▶ [WRITTEN EXERCISE] Line by line, repeat the data below exactly, beginning at the first line and ending at the line with "return fig.add_axes([left /". Omit pictures.

—————

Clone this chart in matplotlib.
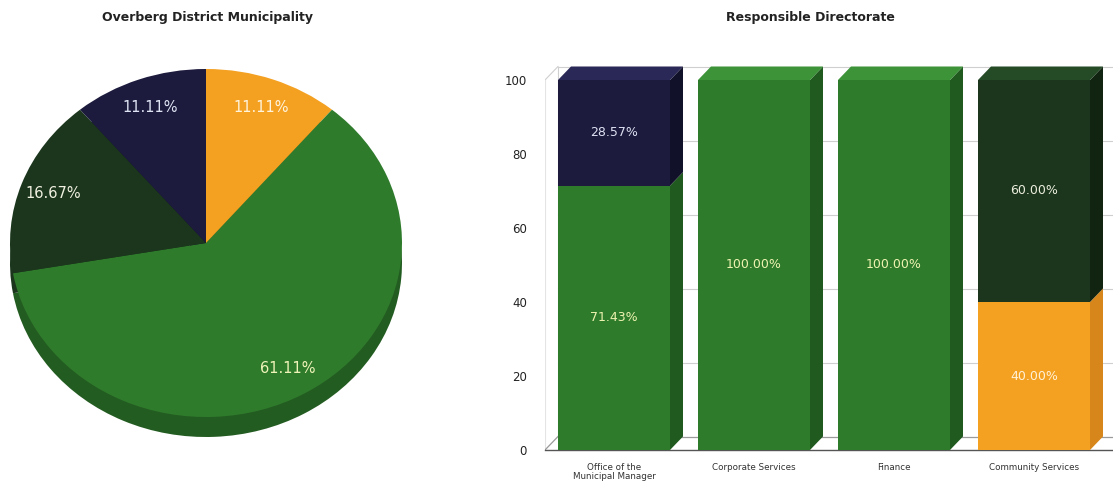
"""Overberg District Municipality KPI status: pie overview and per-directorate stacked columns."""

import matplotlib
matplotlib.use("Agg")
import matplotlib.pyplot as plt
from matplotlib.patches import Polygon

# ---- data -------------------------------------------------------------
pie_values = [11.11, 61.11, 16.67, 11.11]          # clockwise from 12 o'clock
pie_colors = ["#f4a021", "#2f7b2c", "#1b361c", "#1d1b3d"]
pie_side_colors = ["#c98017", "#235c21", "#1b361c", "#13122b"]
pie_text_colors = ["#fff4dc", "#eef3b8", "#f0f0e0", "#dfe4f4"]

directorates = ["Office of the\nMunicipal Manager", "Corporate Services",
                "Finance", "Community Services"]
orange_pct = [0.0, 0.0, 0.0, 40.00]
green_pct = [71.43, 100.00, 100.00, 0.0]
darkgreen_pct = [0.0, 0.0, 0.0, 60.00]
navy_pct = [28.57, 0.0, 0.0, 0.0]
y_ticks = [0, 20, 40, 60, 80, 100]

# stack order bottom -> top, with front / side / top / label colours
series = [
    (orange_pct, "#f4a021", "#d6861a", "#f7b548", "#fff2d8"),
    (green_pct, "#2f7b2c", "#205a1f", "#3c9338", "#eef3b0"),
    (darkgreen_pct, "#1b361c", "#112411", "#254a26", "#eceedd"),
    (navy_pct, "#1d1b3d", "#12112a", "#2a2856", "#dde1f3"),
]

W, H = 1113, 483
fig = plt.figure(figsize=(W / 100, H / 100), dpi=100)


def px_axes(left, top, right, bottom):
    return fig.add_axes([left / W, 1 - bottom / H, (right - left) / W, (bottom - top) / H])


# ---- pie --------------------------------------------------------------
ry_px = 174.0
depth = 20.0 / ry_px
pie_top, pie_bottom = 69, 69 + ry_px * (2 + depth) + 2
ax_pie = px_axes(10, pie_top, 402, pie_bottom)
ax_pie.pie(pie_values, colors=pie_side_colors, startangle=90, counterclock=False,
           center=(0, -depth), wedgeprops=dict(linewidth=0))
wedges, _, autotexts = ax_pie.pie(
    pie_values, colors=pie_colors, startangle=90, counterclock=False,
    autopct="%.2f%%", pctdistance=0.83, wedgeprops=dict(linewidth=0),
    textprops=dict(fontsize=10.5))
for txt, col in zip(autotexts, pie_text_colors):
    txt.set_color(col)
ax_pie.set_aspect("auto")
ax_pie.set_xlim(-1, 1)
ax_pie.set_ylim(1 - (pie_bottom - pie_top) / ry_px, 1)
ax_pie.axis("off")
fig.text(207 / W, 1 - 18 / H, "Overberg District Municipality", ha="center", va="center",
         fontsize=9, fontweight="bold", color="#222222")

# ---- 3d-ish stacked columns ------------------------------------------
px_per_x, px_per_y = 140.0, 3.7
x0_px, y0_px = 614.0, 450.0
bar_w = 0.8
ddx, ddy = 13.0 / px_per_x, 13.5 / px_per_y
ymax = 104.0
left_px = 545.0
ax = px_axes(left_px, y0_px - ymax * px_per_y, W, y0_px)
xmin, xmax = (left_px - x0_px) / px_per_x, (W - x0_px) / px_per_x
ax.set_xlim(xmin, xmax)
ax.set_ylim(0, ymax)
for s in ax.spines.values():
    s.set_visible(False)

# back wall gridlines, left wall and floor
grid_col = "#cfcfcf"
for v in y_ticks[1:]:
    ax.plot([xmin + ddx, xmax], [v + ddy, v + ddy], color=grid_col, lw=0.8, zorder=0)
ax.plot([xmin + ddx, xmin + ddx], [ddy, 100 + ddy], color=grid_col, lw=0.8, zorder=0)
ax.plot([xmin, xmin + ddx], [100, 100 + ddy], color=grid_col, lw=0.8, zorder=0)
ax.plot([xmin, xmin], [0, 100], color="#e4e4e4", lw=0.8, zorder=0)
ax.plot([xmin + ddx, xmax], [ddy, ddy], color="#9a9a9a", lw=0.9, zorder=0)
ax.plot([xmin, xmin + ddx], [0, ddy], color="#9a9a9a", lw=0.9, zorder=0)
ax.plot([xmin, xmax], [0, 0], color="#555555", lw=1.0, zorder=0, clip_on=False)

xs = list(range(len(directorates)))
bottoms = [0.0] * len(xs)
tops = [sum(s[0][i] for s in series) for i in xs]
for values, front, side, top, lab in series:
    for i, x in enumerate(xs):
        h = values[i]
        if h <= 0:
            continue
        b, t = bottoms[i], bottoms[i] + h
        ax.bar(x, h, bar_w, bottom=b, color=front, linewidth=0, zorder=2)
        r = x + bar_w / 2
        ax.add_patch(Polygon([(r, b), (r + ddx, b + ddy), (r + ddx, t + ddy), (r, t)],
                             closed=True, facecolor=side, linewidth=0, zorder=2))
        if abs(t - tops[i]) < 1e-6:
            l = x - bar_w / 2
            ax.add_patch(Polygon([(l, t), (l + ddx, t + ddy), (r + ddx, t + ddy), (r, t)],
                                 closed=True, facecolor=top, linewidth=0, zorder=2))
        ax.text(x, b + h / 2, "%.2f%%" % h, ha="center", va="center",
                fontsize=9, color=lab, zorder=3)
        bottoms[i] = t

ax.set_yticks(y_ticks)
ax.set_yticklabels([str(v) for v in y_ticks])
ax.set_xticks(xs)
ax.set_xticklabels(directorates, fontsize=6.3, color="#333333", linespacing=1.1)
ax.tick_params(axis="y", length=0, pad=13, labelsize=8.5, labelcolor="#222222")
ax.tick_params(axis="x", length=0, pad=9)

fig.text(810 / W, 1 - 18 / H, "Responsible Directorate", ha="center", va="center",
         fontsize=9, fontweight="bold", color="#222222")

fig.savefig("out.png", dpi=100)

—————

▶ [EXERCISE OUTPUT]
Clone this chart in matplotlib.
"""Overberg District Municipality KPI status: pie overview and per-directorate stacked columns."""

import matplotlib
matplotlib.use("Agg")
import matplotlib.pyplot as plt
from matplotlib.patches import Polygon

# ---- data -------------------------------------------------------------
pie_values = [11.11, 61.11, 16.67, 11.11]          # clockwise from 12 o'clock
pie_colors = ["#f4a021", "#2f7b2c", "#1b361c", "#1d1b3d"]
pie_side_colors = ["#c98017", "#235c21", "#1b361c", "#13122b"]
pie_text_colors = ["#fff4dc", "#eef3b8", "#f0f0e0", "#dfe4f4"]

directorates = ["Office of the\nMunicipal Manager", "Corporate Services",
                "Finance", "Community Services"]
orange_pct = [0.0, 0.0, 0.0, 40.00]
green_pct = [71.43, 100.00, 100.00, 0.0]
darkgreen_pct = [0.0, 0.0, 0.0, 60.00]
navy_pct = [28.57, 0.0, 0.0, 0.0]
y_ticks = [0, 20, 40, 60, 80, 100]

# stack order bottom -> top, with front / side / top / label colours
series = [
    (orange_pct, "#f4a021", "#d6861a", "#f7b548", "#fff2d8"),
    (green_pct, "#2f7b2c", "#205a1f", "#3c9338", "#eef3b0"),
    (darkgreen_pct, "#1b361c", "#112411", "#254a26", "#eceedd"),
    (navy_pct, "#1d1b3d", "#12112a", "#2a2856", "#dde1f3"),
]

W, H = 1113, 483
fig = plt.figure(figsize=(W / 100, H / 100), dpi=100)


def px_axes(left, top, right, bottom):
    return fig.add_axes([left / W, 1 - bottom / H, (right - left) / W, (bottom - top) / H])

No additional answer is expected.